26 de mai. de 2011

Cap 23: Eu, biblioteca

Quando uma pessoa morre é como se uma biblioteca inteira se incendiasse.

Desse ditado africano ficou o latejar de uma idéia. Morremos e tudo queima? Cinzas, fim e pronto? Ainda bem que essa agonia não é de hoje, nem só minha.
Lá nos tempos homéricos, na Grécia, pairava um grande medo de morte nos guerreiros. Isso deve ter um aparente quê de obviedade: quem luta trava uma batalha também contra a possibilidade de perder, e por causa disso morrer. Mas não era essa morte que os guerreiros temiam.

O medo era a morte do significar. A um guerreiro era mais importante ter a glória dos seus feitos heróicos cantada de geração em geração que a vida em esquecimento. Morte pelo vazio da palavra, essa era a dor mais insuportável.

Nós, guerreiros dos tempos dos bytes, temos como inconcebível a não assimilação do todo, uma necessidade quase compulsiva de onisciência. Não ouviu que a ponte caiu? Não soube que o fulano foi preso, ele mesmo, acredita? Não escutou que as tropas saíram do oriente médio? Não leu aquele livro?

Arquivamos, então, jornais, livros, revistas e apostilas em nosso pequenino cérebro e deixamos nossos neurônios, às vezes, desorientados em meio às suas sinapses frenéticas.

Uma queda, uma bala, uma batida, um ataque. Fim. Incêndio?
Não, ainda não joguei a flor sobre o caixão dessa idéia fixa.
Se é realmente assim, que sentido mora nos médicos que passam noites sobre um livro para entender melhor uma microscópica célula? Para que tantos cálculos a fim de fazer um avião mais leve? Por que tantas fórmulas para unir dois átomos? Que função tem internacionalizar o cérebro com várias línguas ?

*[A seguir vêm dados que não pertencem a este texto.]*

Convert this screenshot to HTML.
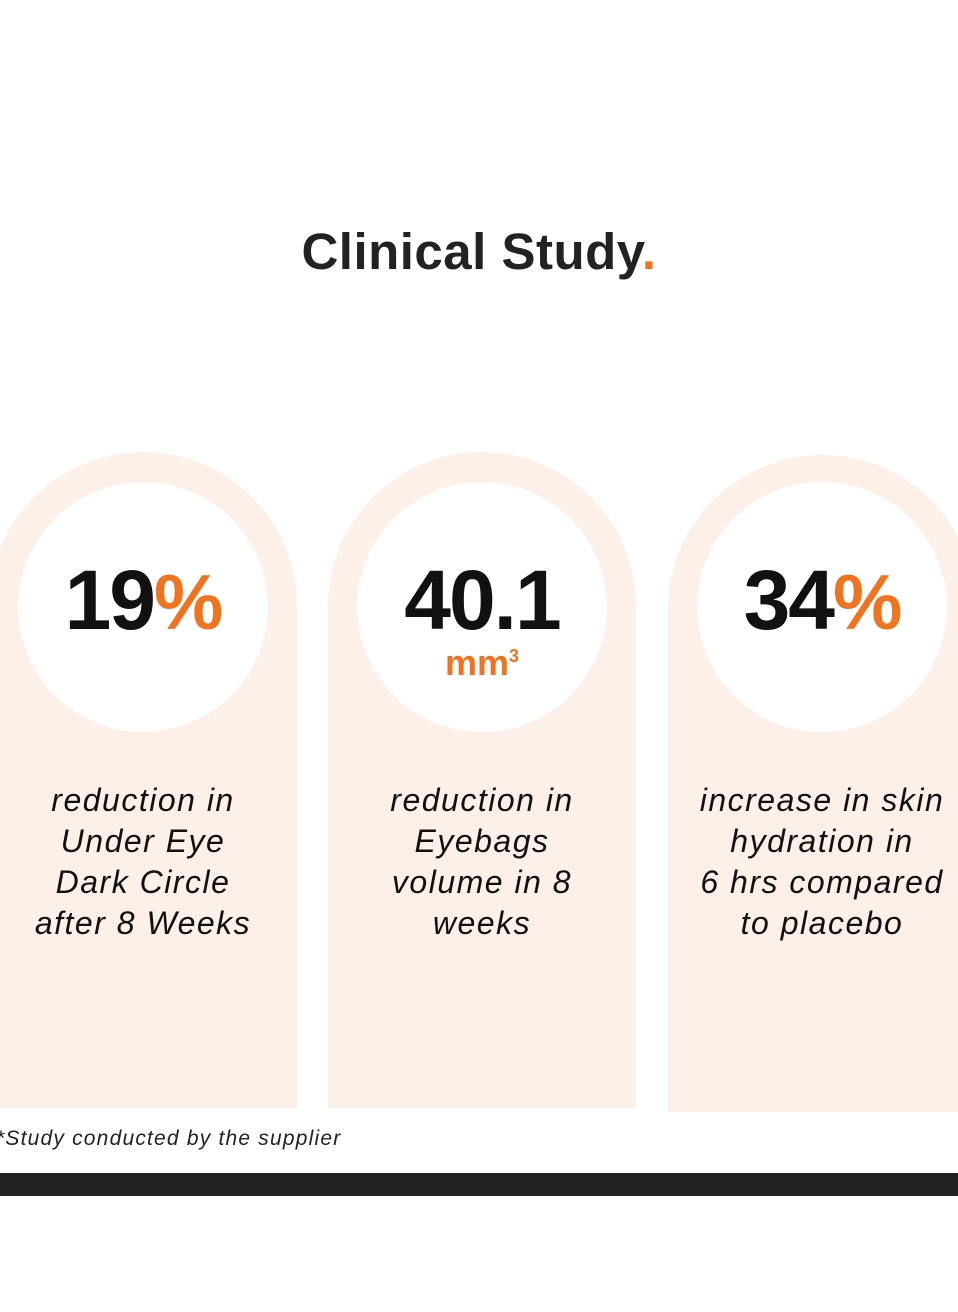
<!DOCTYPE html>
<html><head><meta charset="utf-8"><style>
body{margin:0;width:958px;height:1312px;background:#fff;position:relative;overflow:hidden;font-family:"Liberation Sans",sans-serif}
.t{position:absolute;top:222px;left:0;width:958px;text-align:center;font-size:51px;font-weight:bold;color:#222;letter-spacing:0.5px}
.o{color:#f07320}
.card{position:absolute;top:452px;width:308px;height:656px;background:#fdf0e9;border-radius:154px 154px 0 0}
.c{position:absolute;width:250px;height:250px;border-radius:50%;background:#fff;top:482px}
.n{position:absolute;top:555px;width:308px;text-align:center;font-size:84px;font-weight:bold;color:#111;letter-spacing:-2px;line-height:90px}
.n .o{font-size:78px}
.u{position:absolute;top:636px;width:308px;text-align:center;font-size:36px;font-weight:bold;color:#f07320;line-height:40px}
.d{position:absolute;top:780px;width:308px;text-align:center;font-style:italic;font-size:32px;line-height:41px;color:#111;letter-spacing:1.5px}
.f{position:absolute;top:1127px;left:-4px;font-style:italic;font-size:21px;color:#222;letter-spacing:1.2px}
.bar{position:absolute;top:1173px;left:0;width:958px;height:23px;background:#222}
</style></head><body>
<div class="t">Clinical Study<span class="o">.</span></div>
<div class="card" style="left:-11px"></div>
<div class="card" style="left:328px"></div>
<div class="card" style="left:668px;top:455px;height:657px"></div>
<div class="c" style="left:18px"></div>
<div class="c" style="left:357px"></div>
<div class="c" style="left:697px"></div>
<div class="n" style="left:-11px">19<span class="o">%</span></div>
<div class="n" style="left:328px">40.1</div>
<div class="u" style="left:328px">mm<sup style="font-size:18px">3</sup></div>
<div class="n" style="left:668px">34<span class="o">%</span></div>
<div class="d" style="left:-11px">reduction in<br>Under Eye<br>Dark Circle<br>after 8 Weeks</div>
<div class="d" style="left:328px">reduction in<br>Eyebags<br>volume in 8<br>weeks</div>
<div class="d" style="left:668px">increase in skin<br>hydration in<br>6 hrs compared<br>to placebo</div>
<div class="f">*Study conducted by the supplier</div>
<div class="bar"></div>
</body></html>
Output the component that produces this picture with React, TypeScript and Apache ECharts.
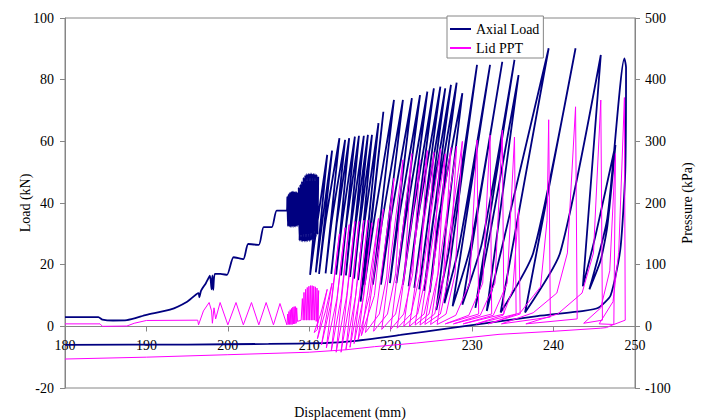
import React, { useEffect, useRef } from "react";
import * as echarts from "echarts";

// ---- Axial Load (kN), displacement (mm) ----
const loadApproach: number[][] = [
  [180, 3.0], [184.1, 3.0], [184.6, 2.2], [185.9, 1.9], [187.6, 2.0], [190.0, 3.7],
  [192.9, 5.4], [195.0, 8.0], [196.4, 10.8], [196.5, 9.4], [196.7, 11.5], [197.3, 14.0],
  [197.8, 16.4], [198.0, 12.0], [198.1, 16.5], [198.2, 11.8], [198.4, 17.0], [199.1, 17.0],
  [199.9, 16.7], [200.7, 22.4], [201.9, 21.8], [202.5, 26.7], [203.8, 26.4], [204.4, 32.2],
  [205.4, 32.2], [206.0, 37.5], [207.25, 37.5],
];
const loadBlock1: number[][] = [
  [207.3, 42.0], [207.38, 32.5], [207.46, 42.8], [207.54, 32.4], [207.62, 43.3], [207.7, 32.3],
  [207.78, 43.6], [207.86, 32.3], [207.94, 43.7], [208.02, 32.3], [208.1, 43.7], [208.18, 32.4],
  [208.26, 43.6], [208.34, 32.4], [208.42, 43.5], [208.5, 32.5], [208.58, 43.2], [208.66, 33.0],
];
const loadBlock2: number[][] = [
  [208.7, 45.0], [208.8, 27.8], [208.9, 46.0], [209.0, 27.6], [209.1, 47.0], [209.2, 27.5],
  [209.3, 48.2], [209.4, 27.5], [209.5, 49.0], [209.6, 27.5], [209.7, 49.4], [209.8, 27.6],
  [209.9, 49.5], [210.0, 27.6], [210.1, 49.6], [210.2, 27.8], [210.3, 49.6], [210.4, 28.0],
  [210.5, 49.5], [210.6, 28.5], [210.7, 49.4], [210.8, 29.0], [210.9, 49.2], [211.0, 30.0],
  [211.1, 48.5],
];
const loadCycles: number[][] = [
  [210.1, 16.7], [210.9, 32], [212.2, 55.6],
  [210.8, 17.5], [211.6, 34], [212.8, 57.0],
  [211.2, 17.0], [212.0, 34], [213.7, 61.0],
  [212.0, 17.2], [212.8, 35], [214.4, 60.5],
  [212.7, 17.0], [213.4, 34], [214.9, 61.0],
  [213.3, 16.8], [214.1, 35], [215.6, 61.5],
  [213.9, 16.5], [214.6, 34], [216.1, 61.8],
  [214.5, 16.5], [215.2, 34], [216.7, 61.8],
  [215.0, 16.0], [215.7, 33], [217.2, 62.1],
  [215.5, 15.5], [216.2, 33], [217.7, 62.1],
  [216.0, 15.0], [216.8, 34], [218.5, 65.9],
  [216.3, 8.0], [217.4, 30], [219.1, 69.6],
  [216.8, 13.5], [218.0, 35], [220.4, 73.4],
  [217.8, 13.5], [219.0, 35], [221.5, 73.4],
  [218.8, 13.5], [220.0, 35], [222.6, 74.0],
  [219.9, 14.0], [221.0, 35], [223.6, 75.0],
  [220.7, 14.0], [221.9, 36], [224.5, 76.1],
  [221.5, 13.5], [222.7, 36], [225.3, 77.2],
  [222.2, 13.0], [223.4, 36], [226.1, 77.7],
  [222.9, 12.5], [224.1, 36], [226.7, 77.2],
  [223.5, 12.0], [224.7, 36], [227.4, 78.3],
  [224.1, 11.5], [225.3, 36], [228.1, 79.0],
  [224.8, 11.0], [225.9, 35], [228.8, 75.6],
  [225.6, 5.3], [227.1, 24], [230.6, 84.8],
  [226.6, 7.5], [228.4, 26], [232.2, 84.8],
  [227.6, 6.5], [229.8, 26], [233.7, 85.8],
  [228.8, 7.0], [231.2, 27], [235.2, 86.4],
  [230.4, 6.0], [232.2, 30], [235.7, 81.5],
  [231.8, 5.0], [233.5, 23.8], [239.4, 90.2],
  [233.5, 4.5], [237.5, 23.8], [242.7, 90.2],
  [236.5, 4.5], [240.8, 23.8], [245.8, 88.0],
  [243.6, 13.0], [245.2, 30], [247.6, 58.8],
  [246.6, 32.4], [245.8, 21.6], [244.4, 12.0], [246.6, 35], [248.7, 86.9],
];
const loadUnload: number[][] = [
  [248.9, 84], [248.8, 50], [248.2, 25], [247.0, 10], [245.5, 6.0],
];
const loadExtraction: number[][] = [
  [243.7, 5.0], [238, 3.3], [233.1, 1.5], [227.3, -0.6], [221.2, -2.8], [215, -4.9],
  [212, -5.4], [205, -5.7], [195, -5.9], [180, -6.0],
];

// ---- Lid PPT (kPa) ----
const lidApproach: number[][] = [
  [180, 4], [184.3, 4], [184.6, 0], [187.6, 0.5], [188.5, 5], [190, 9.5], [196.3, 10],
  [196.4, 2.4], [197.0, 25], [197.7, 38.6], [198.0, 25], [198.1, 5], [198.3, 30], [198.5, 12],
  [199.05, 38.6], [200.0, 2.4], [201.0, 38.6], [201.9, 2.4], [202.9, 38.6], [203.8, 2.4],
  [204.7, 38.6], [205.6, 2.4], [206.4, 37], [207.25, 2.4],
];
const lidBlock1: number[][] = [
  [207.35, 20], [207.42, 3], [207.5, 24], [207.58, 3], [207.66, 27], [207.74, 3], [207.82, 29],
  [207.9, 3], [207.98, 31], [208.06, 4], [208.14, 32], [208.22, 4], [208.3, 32], [208.38, 5],
  [208.45, 30], [208.55, 8], [209.0, 10],
];
const lidBlock2: number[][] = [
  [209.15, 45], [209.25, 10], [209.35, 55], [209.45, 10], [209.55, 60], [209.65, 10],
  [209.75, 63], [209.85, 10], [209.95, 65], [210.05, 10], [210.15, 66], [210.25, 10],
  [210.35, 66], [210.45, 10], [210.55, 65], [210.65, 10], [210.75, 64], [210.85, 8],
  [210.95, 62], [211.05, 5], [211.15, 58], [211.0, -5],
];
const lidCycles: number[][] = [
  [210.6, -10], [211.4, 20], [212.2, 60],
  [211.0, -20], [212.0, 25], [212.8, 70],
  [211.5, -30], [212.7, 40], [213.7, 150],
  [212.1, -35], [213.4, 45], [214.4, 160],
  [212.7, -40], [213.9, 45], [214.9, 165],
  [213.3, -42], [214.6, 50], [215.6, 170],
  [213.9, -42], [215.1, 50], [216.1, 170],
  [214.5, -38], [215.7, 50], [216.7, 172],
  [215.0, -34], [216.2, 50], [217.2, 172],
  [215.5, -28], [216.7, 50], [217.7, 168],
  [216.0, -22], [217.4, 50], [218.5, 175],
  [216.4, -15], [218.0, 50], [219.1, 190],
  [216.9, -10], [218.6, 20], [219.5, 80], [220.4, 240],
  [217.9, -8], [219.6, 20], [220.6, 85], [221.5, 270],
  [218.9, -5], [220.6, 20], [221.7, 85], [222.6, 280],
  [220.0, -5], [221.6, 20], [222.7, 85], [223.6, 270],
  [220.8, -3], [222.5, 20], [223.6, 85], [224.5, 285],
  [221.6, 0], [223.3, 20], [224.4, 85], [225.3, 282],
  [222.3, 0], [224.1, 20], [225.2, 85], [226.1, 288],
  [223.0, 2], [224.7, 20], [225.8, 85], [226.7, 280],
  [223.6, 2], [225.4, 20], [226.5, 85], [227.4, 290],
  [224.2, 3], [226.1, 20], [227.2, 85], [228.1, 292],
  [224.9, 3], [226.8, 20], [227.9, 85], [228.8, 300],
  [225.7, 3], [228.0, 18], [229.7, 70], [230.6, 302], [230.8, 20],
  [226.7, 4], [229.6, 18], [231.3, 70], [232.2, 310], [232.4, 20],
  [227.7, 4], [231.0, 18], [232.8, 70], [233.7, 318], [233.9, 20],
  [228.9, 4], [232.6, 18], [234.3, 70], [235.2, 307], [235.4, 20],
  [230.5, 4], [233.8, 18], [235.0, 60], [235.7, 189], [235.9, 20],
  [232.0, 4], [235.9, 22], [238.4, 64], [239.2, 172], [239.4, 335], [239.6, 15],
  [233.6, 4], [237.5, 22], [240.4, 54], [241.7, 119], [242.7, 356], [242.9, 12],
  [236.6, 4], [240.5, 20], [243.5, 54], [244.9, 119], [245.8, 367], [246.0, 10],
  [243.7, 5], [245.8, 30], [246.9, 90], [247.6, 280], [247.4, 3],
  [245.6, 4], [247.3, 40], [248.0, 120], [248.7, 371], [248.8, 10],
];
const lidReturn: number[][] = [
  [247.2, 2], [246.5, -2], [245.8, -3], [240, -8], [233.3, -13], [223.2, -27], [218, -33],
  [214.5, -38], [210, -42], [200, -46], [190, -50], [180, -53],
];

const xTicks = { min: 180, max: 250, interval: 10 };
const loadTicks = { min: -20, max: 100, interval: 20 };
const pressureTicks = { min: -100, max: 500, interval: 100 };

const FONT = "Liberation Serif";
const GREY = "#868686";

export default function App() {
  const ref = useRef<HTMLDivElement>(null);
  useEffect(() => {
    if (!ref.current) return;
    const chart = echarts.init(ref.current, null, { renderer: "svg" });
    const loadData = [
      ...loadApproach, ...loadBlock1, ...loadBlock2, ...loadCycles, ...loadUnload, ...loadExtraction,
    ];
    const lidData = [...lidApproach, ...lidBlock1, ...lidBlock2, ...lidCycles, ...lidReturn];
    const axisLabel = { color: "#000", fontSize: 14, fontFamily: FONT };
    chart.setOption({
      animation: false,
      backgroundColor: "#fff",
      textStyle: { fontFamily: FONT },
      grid: {
        left: 65, right: 67, top: 18, bottom: 32,
        show: true, borderColor: GREY, borderWidth: 1, backgroundColor: "transparent",
      },
      legend: {
        left: 447, top: 16, orient: "vertical",
        itemWidth: 21, itemHeight: 2, itemGap: 5,
        padding: [6, 4, 3, 3],
        backgroundColor: "#fff", borderColor: GREY, borderWidth: 1,
        textStyle: { fontFamily: FONT, fontSize: 14, color: "#000", lineHeight: 14 },
        data: [
          { name: "Axial Load", icon: "rect" },
          { name: "Lid PPT", icon: "rect" },
        ],
      },
      xAxis: {
        type: "value", ...xTicks,
        position: "bottom", offset: -61.5,
        axisLine: { show: true, onZero: false, lineStyle: { color: GREY, width: 1 } },
        axisTick: { show: true, inside: false, length: 5, lineStyle: { color: GREY } },
        axisLabel: { ...axisLabel, margin: 12 },
        splitLine: { show: false },
      },
      yAxis: [
        {
          type: "value", position: "left", ...loadTicks,
          name: "Load (kN)", nameLocation: "middle", nameRotate: 90, nameGap: 33,
          nameMoveOverlap: false,
          nameTextStyle: { color: "#000", fontSize: 14, fontFamily: FONT },
          axisLine: { show: true, lineStyle: { color: GREY, width: 1 } },
          axisTick: { show: true, inside: false, length: 5, lineStyle: { color: GREY } },
          axisLabel: { ...axisLabel, margin: 11 },
          splitLine: { show: false },
        },
        {
          type: "value", position: "right", ...pressureTicks,
          name: "Pressure (kPa)", nameLocation: "middle", nameRotate: 90, nameGap: 45,
          nameMoveOverlap: false,
          nameTextStyle: { color: "#000", fontSize: 14, fontFamily: FONT },
          axisLine: { show: true, lineStyle: { color: GREY, width: 1 } },
          axisTick: { show: true, inside: false, length: 5, lineStyle: { color: GREY } },
          axisLabel: { ...axisLabel, margin: 10 },
          splitLine: { show: false },
        },
      ],
      series: [
        {
          name: "Axial Load", type: "line", yAxisIndex: 0, data: loadData,
          showSymbol: false, symbol: "none", color: "#000080", smooth: 0.2,
          lineStyle: { color: "#000080", width: 1.8 }, z: 2,
        },
        {
          name: "Lid PPT", type: "line", yAxisIndex: 1, data: lidData,
          showSymbol: false, symbol: "none", color: "#FF00FF",
          lineStyle: { color: "#FF00FF", width: 1 }, z: 3,
        },
      ],
      graphic: [
        {
          type: "text", x: 350, y: 412,
          style: {
            text: "Displacement (mm)", fill: "#000", font: `14px "${FONT}"`,
            align: "center", verticalAlign: "middle",
          },
        },
      ],
    });
    return () => chart.dispose();
  }, []);
  return <div ref={ref} style={{ position: "fixed", left: 0, top: 0, width: 702, height: 420 }} />;
}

Se sabemos da certa carbonização, qual o trabalho de nos escrevermos?
O maior medo daqueles que, no período da segunda guerra mundial, alimentaram grandes fogueiras com livros era o poder que estes tinham de mudar o mundo. Só esqueceram que não são os livros que modificam a ordem do cosmos, mas as pessoas que os lêem.
E se essas pessoas também morrem?

Não, isso nunca acontece. Por isso o poder das pessoas-livros.

As pessoas-livro-de-comédia fizeram com que aquela hora enfadonha no escritório tivesse o som de uma risada. As pessoas-livro-de-auto-ajuda nos lembraram que nos amarmos, apesar do olho do outro nos enfeiar, era a lição número um. As pessoas-livro-policial nos mostraram que o inimigo pode estar jantando conosco. As pessoas-livro-de-romance nos ensinaram que a dois a solidão é bem menor. As pessoas-livro-acadêmico nos explicaram que a complexidade da teoria nada é sem a prática. As pessoas-livro-de-arte nos fizeram ler a vida além palavras.

Não conheci o meu bisavó que veio da Itália para morar no Brasil. Mas ele está em mim, não só geneticamente falando. Ele acreditou que era possível vencer, mesmo um oceano de distância de sua terra. E meu avó aprendeu lições que ontem foram do meu pai e hoje são minhas. Lições de ver fazer, de ver perder e ainda sim querer lutar, de cair para aprender, para crescer.

Espelhos que somos nos refletimos.
Não sou a mesma, porque sou grata a um médico que um dia socorreu a minha mãe de madrugada quando esta passou mal do coração; porque um avião pode me fazer chegar à tempo para um último abraço; porque cada um que me ensinou a speaking in inglish o hablar español me fez enxergar o mundo com a lente de outras culturas.

Não sou a mesma, porque dois médicos disseram a minha mãe que meu irmão iria nascer cego e surdo e por isso ela precisava fazer um aborto imediatamente e ela não o fez, meu irmão nasceu perfeito e lindo; porque uma professora me disse que por eu me dar tão mal na prova dela eu não conseguiria entrar para a universidade que eu queria, passei; porque me dizem que escrever num país onde ninguém vai me dar um espaço me faz ter mais inspiração.

Nem eu a mesma, nem os que estão comigo.
Todos nos fazem melhores porque nos dizem que é possível e nos fazem ainda mais forte quando nos dizem que é impossível e ainda assim acreditamos.
Não é a longevidade do tempo que nos tornará inesquecível, mas o que desse tempo fizermos para tornarmos a vida do outro um pouco mais gloriosa. Todo sorrir para um mal humorado implica riscos, mas pode ser tudo de que ele precisa.

O tamanho da perda de nossa biblioteca depende do quanto de restrições impusermos para que nela deixemos os outros entrar.